Age verification tech companies are lobbying heavily for governments to legally require their services. The proposed "solutions" are about funneling money into the hands of other tech companies and shady groups, while violating user privacy.

If anything, we should be banning the collection of any age related information to access social media and more mature content. We need companies to respect privacy, rather than legislation even more privacy violations.

If anything, we should be preventing young people from being exposed to the version of the internet that currently exists until the tech companies that made it this way offer a solution. I am all ears if you have an alternative that big tech can implement to ensure this is the case while they are given the task of cleaning up the mess they've made?

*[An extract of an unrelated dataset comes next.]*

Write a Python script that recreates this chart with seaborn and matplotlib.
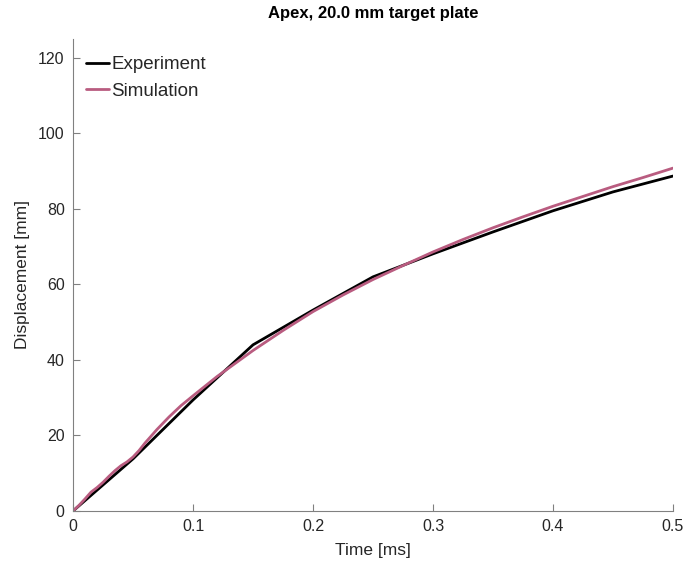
import numpy as np
import pandas as pd
import matplotlib
matplotlib.use("Agg")
import matplotlib.pyplot as plt
import seaborn as sns

# Measured apex displacement
exp_time = [0.0, 0.05, 0.10, 0.15, 0.20, 0.25, 0.30, 0.35, 0.40, 0.45, 0.50]
exp_disp = [0.0, 13.8, 29.4, 44.0, 53.2, 62.0, 68.1, 73.9, 79.5, 84.5, 88.7]

# Simulated apex displacement
sim_time = [0.0, 0.005, 0.01, 0.015, 0.02, 0.025, 0.03, 0.035, 0.04, 0.045,
            0.05, 0.055, 0.06, 0.07, 0.08, 0.09, 0.10, 0.12, 0.15, 0.175,
            0.20, 0.225, 0.25, 0.275, 0.30, 0.325, 0.35, 0.375, 0.40, 0.425,
            0.45, 0.475, 0.50]
sim_disp = [0.0, 1.5, 3.2, 5.0, 6.2, 7.6, 9.2, 10.7, 12.0, 13.0,
            14.3, 16.0, 18.0, 21.6, 24.9, 27.9, 30.5, 35.6, 42.5, 47.8,
            52.8, 57.2, 61.3, 65.0, 68.6, 71.9, 75.0, 77.9, 80.7, 83.3,
            85.9, 88.3, 90.8]

df = pd.concat([
    pd.DataFrame({"Time": exp_time, "Displacement": exp_disp, "Source": "Experiment"}),
    pd.DataFrame({"Time": sim_time, "Displacement": sim_disp, "Source": "Simulation"}),
])

sns.set_style("white")
plt.rcParams["font.family"] = ["Liberation Sans", "DejaVu Sans"]

fig = plt.figure(figsize=(6.87, 5.64), dpi=100)
ax = fig.add_axes([0.1063, 0.094, 0.8733, 0.8369])

palette = {"Experiment": "#000000", "Simulation": "#b95c80"}
sns.lineplot(data=df, x="Time", y="Displacement", hue="Source",
             palette=palette, linewidth=2.0, ax=ax, sort=False)

ax.set_xlim(0, 0.5)
ax.set_ylim(0, 125)
ax.set_xticks([0, 0.1, 0.2, 0.3, 0.4, 0.5])
ax.set_xticklabels(["0", "0.1", "0.2", "0.3", "0.4", "0.5"])
ax.set_yticks([0, 20, 40, 60, 80, 100, 120])

axis_col = "#262626"
for side in ["top", "right"]:
    ax.spines[side].set_visible(False)
for side in ["left", "bottom"]:
    ax.spines[side].set_color("#808080")
    ax.spines[side].set_linewidth(0.8)
ax.tick_params(bottom=True, left=True, direction="in", length=5, width=0.8,
               color="#808080", labelsize=11.5, labelcolor=axis_col, pad=6)

ax.set_xlabel("Time [ms]", fontsize=12.5, color=axis_col, labelpad=6)
ax.set_ylabel("Displacement [mm]", fontsize=12.5, color=axis_col, labelpad=6)
ax.set_title("Apex, 20.0 mm target plate", fontsize=12, fontweight="bold",
             color="#000000", pad=15)

leg = ax.legend(loc="upper left", frameon=False, fontsize=13.5,
                handlelength=1.2, handletextpad=0.15, borderaxespad=0.3,
                bbox_to_anchor=(0.0, 0.9915), labelspacing=0.5)
for line in leg.get_lines():
    line.set_linewidth(2.0)

fig.savefig("out.png", dpi=100)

  • Bro the internet was made by everyday people. Corporations just imposed there shit on top of it. Im all for the corporate part going away, but I think its better if we make social media corporations transparent so we can target how they are operating those services. Age gating users is not the answer

    • I've been on the internet for more than 20 years. It got a lot worse in the last 10. Individuals maybe shaped it in the early days, but the disastrous mess we have today is from the monetization and ensuing garbage that was pushed onto the world by some very profitable tech companies.

      Undo the damage or otherwise come up with a way to shield kids from it. I won't let my own kids anywhere near the open web the way it is today. It's poison for young minds and needs to be fixed or gated off. Like alcohol at this point.

      11 replies →

  • >If you are working on a product, or ever did work on a product, that made the internet worse rather than better, you have a shared responsibility to right that wrong.

    This is how the "predatory debt" involved has built up, and grown exponentially until now, and the only thing Facebook considers as a solution would be to pay it down using other peoples' resources instead of their own.

    No one else has matching leverage and the dollar figure would be many billions if not a full trillion or more, which is about what it's worth, and who else could afford that except Facebook?

    So it has to come from the collective subtraction of everyone's complete privacy. Just to amount to something comparable.

    Add that up and it shows you how valuable privacy really is and what it's worth in dollar figures.

    Yes, do the math, privacy is worth more than Facebok no matter what, it always was and always will be.

    You can't have both, so big tech should jettison Meta. Who else could afford it?

    A more non-existential solution would be for Meta to fully fund a completely anonymous internet to replace the one that they soiled from the beginning, and let them keep the (anti-)social-media exclusive network separate.